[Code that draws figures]
----------

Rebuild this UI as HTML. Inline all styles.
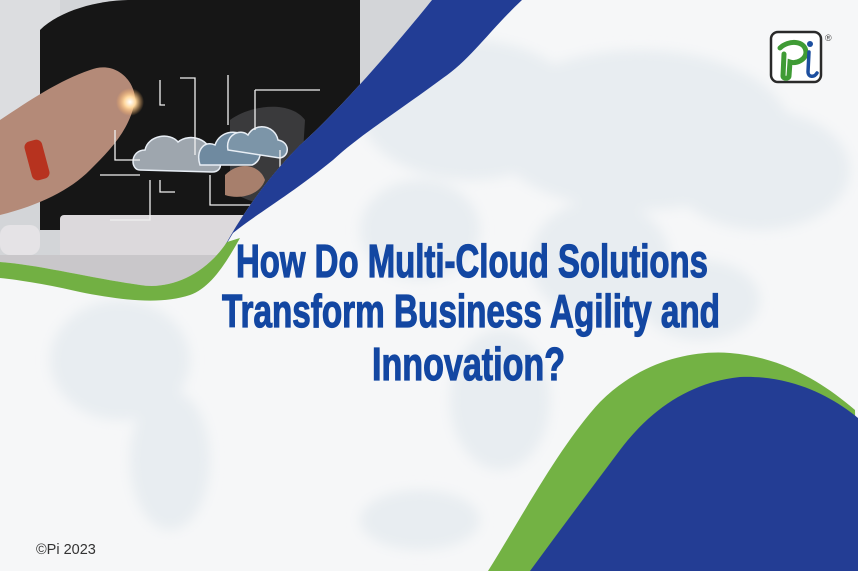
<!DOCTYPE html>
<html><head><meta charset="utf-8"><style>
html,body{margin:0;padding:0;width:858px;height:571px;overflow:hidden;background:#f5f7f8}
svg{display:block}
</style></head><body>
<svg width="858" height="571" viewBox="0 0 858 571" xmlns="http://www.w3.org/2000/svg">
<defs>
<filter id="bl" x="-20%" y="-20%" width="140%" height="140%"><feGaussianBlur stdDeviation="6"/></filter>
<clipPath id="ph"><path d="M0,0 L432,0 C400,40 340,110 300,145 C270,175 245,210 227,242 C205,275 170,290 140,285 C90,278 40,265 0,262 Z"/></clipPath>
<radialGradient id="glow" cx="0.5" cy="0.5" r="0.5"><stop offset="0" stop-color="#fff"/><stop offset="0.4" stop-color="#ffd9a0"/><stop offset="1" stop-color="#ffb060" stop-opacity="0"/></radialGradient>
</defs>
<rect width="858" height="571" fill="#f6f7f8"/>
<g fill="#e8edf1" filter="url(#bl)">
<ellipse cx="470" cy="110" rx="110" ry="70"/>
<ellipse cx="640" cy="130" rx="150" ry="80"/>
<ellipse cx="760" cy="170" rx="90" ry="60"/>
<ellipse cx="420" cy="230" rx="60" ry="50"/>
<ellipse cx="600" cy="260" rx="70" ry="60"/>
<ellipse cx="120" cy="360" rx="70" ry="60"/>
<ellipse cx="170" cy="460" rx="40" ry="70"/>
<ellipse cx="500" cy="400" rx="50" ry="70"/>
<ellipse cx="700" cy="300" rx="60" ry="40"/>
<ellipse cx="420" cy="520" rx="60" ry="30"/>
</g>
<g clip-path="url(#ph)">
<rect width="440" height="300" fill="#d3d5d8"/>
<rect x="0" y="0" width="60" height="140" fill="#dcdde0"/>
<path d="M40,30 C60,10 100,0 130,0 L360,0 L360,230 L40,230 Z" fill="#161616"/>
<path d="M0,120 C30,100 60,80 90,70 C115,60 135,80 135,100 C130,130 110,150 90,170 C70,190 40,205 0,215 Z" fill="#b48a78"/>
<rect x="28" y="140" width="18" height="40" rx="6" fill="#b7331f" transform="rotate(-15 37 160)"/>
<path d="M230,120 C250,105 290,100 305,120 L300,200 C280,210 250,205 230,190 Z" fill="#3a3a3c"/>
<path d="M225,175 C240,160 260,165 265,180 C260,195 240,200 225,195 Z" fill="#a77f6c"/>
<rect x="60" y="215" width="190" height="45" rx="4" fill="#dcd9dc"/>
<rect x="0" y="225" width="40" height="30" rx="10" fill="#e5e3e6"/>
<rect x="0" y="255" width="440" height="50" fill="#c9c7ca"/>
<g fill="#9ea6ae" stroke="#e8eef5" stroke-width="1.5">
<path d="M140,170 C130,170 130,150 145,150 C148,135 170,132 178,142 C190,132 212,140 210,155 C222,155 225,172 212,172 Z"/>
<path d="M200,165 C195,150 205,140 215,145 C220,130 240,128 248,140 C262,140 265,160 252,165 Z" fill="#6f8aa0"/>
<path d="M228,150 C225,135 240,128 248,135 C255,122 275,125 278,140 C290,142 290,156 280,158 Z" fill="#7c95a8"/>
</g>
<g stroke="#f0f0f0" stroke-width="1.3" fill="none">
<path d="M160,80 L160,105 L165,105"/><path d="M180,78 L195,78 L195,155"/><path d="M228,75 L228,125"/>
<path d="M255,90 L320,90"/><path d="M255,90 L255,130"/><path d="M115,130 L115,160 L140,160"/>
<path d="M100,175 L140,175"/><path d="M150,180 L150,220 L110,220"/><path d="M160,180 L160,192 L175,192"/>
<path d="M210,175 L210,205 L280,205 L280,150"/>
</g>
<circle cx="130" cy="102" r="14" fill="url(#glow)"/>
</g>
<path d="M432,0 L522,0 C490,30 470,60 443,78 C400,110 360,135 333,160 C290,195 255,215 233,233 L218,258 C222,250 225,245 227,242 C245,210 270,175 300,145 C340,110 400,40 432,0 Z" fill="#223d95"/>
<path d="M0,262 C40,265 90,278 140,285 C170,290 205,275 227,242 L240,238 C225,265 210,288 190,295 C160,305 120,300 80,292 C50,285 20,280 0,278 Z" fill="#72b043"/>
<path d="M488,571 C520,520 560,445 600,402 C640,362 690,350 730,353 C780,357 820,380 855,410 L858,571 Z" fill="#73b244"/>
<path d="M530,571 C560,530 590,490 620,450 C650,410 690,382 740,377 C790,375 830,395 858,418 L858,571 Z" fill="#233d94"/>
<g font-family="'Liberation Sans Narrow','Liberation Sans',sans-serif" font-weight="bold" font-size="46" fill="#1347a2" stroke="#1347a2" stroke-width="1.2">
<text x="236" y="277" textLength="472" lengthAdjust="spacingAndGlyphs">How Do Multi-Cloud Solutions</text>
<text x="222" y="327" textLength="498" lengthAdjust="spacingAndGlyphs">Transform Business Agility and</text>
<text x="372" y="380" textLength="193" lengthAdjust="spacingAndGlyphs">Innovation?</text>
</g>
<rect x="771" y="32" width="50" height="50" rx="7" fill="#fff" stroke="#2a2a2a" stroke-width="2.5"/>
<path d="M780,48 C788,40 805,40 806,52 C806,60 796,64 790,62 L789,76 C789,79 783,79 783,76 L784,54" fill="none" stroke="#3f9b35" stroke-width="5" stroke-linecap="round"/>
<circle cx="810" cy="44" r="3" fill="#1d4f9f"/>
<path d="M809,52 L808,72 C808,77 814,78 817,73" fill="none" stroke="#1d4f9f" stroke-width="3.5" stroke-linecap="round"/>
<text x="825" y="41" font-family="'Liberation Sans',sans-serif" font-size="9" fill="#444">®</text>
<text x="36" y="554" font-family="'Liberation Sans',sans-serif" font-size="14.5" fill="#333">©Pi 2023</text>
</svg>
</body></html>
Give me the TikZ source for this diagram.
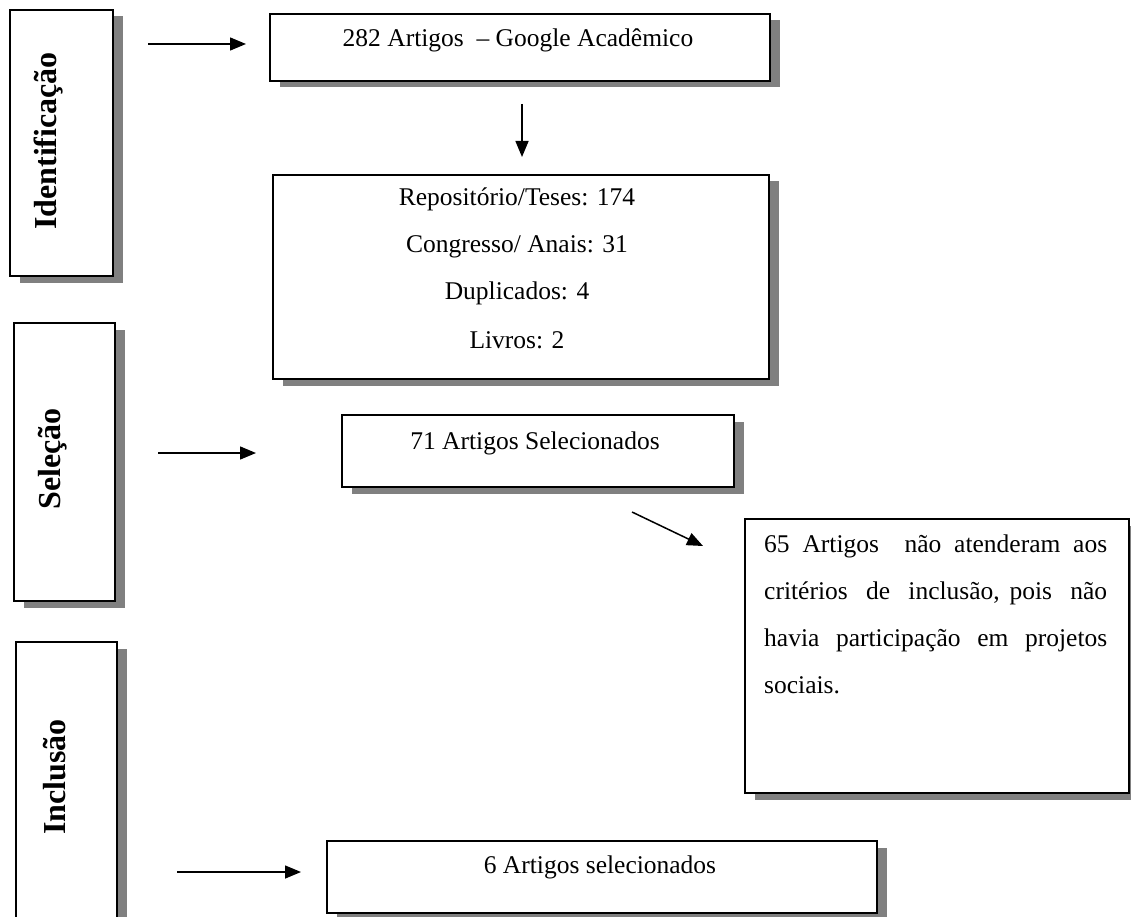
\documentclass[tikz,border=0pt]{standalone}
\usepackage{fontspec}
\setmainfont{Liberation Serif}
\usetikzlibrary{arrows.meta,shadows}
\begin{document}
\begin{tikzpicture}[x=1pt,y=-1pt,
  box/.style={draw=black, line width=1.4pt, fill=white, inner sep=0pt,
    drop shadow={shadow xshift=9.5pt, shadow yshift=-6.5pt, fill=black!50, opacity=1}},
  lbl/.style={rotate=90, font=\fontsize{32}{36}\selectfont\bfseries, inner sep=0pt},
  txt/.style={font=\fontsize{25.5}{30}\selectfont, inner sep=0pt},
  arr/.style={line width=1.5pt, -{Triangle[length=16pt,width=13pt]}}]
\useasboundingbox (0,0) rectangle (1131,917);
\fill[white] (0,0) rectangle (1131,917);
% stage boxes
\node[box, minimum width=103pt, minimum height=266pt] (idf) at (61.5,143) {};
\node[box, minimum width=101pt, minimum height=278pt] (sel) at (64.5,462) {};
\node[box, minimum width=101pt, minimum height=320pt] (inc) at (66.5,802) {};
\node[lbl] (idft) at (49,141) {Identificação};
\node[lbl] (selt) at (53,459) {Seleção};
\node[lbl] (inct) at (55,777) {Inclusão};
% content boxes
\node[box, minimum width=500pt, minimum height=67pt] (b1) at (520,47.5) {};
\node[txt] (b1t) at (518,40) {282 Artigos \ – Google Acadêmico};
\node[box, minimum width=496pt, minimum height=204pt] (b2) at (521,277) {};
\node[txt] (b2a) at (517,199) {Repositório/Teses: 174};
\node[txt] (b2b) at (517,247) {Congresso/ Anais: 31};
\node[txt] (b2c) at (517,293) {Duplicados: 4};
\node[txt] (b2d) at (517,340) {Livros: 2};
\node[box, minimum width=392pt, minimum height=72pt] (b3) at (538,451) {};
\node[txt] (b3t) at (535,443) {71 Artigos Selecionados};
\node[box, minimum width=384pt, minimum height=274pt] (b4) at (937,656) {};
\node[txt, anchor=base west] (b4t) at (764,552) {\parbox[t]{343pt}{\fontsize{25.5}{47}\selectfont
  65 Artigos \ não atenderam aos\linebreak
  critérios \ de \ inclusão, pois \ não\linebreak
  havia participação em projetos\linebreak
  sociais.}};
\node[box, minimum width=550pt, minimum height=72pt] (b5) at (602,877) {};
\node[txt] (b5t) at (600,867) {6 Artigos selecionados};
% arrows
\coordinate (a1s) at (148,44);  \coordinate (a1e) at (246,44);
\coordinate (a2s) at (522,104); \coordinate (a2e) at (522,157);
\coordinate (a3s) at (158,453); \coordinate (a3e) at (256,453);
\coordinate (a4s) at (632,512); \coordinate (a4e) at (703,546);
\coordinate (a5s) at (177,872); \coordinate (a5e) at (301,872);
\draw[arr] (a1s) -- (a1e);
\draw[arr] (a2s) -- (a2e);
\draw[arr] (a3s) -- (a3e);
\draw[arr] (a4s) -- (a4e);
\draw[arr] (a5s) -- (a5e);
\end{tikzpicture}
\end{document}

----------

*Goal*:
Copy out each line of the listing that holds "this".

*Final result*:
Rebuild this UI as HTML. Inline all styles.
Give me the TikZ source for this diagram.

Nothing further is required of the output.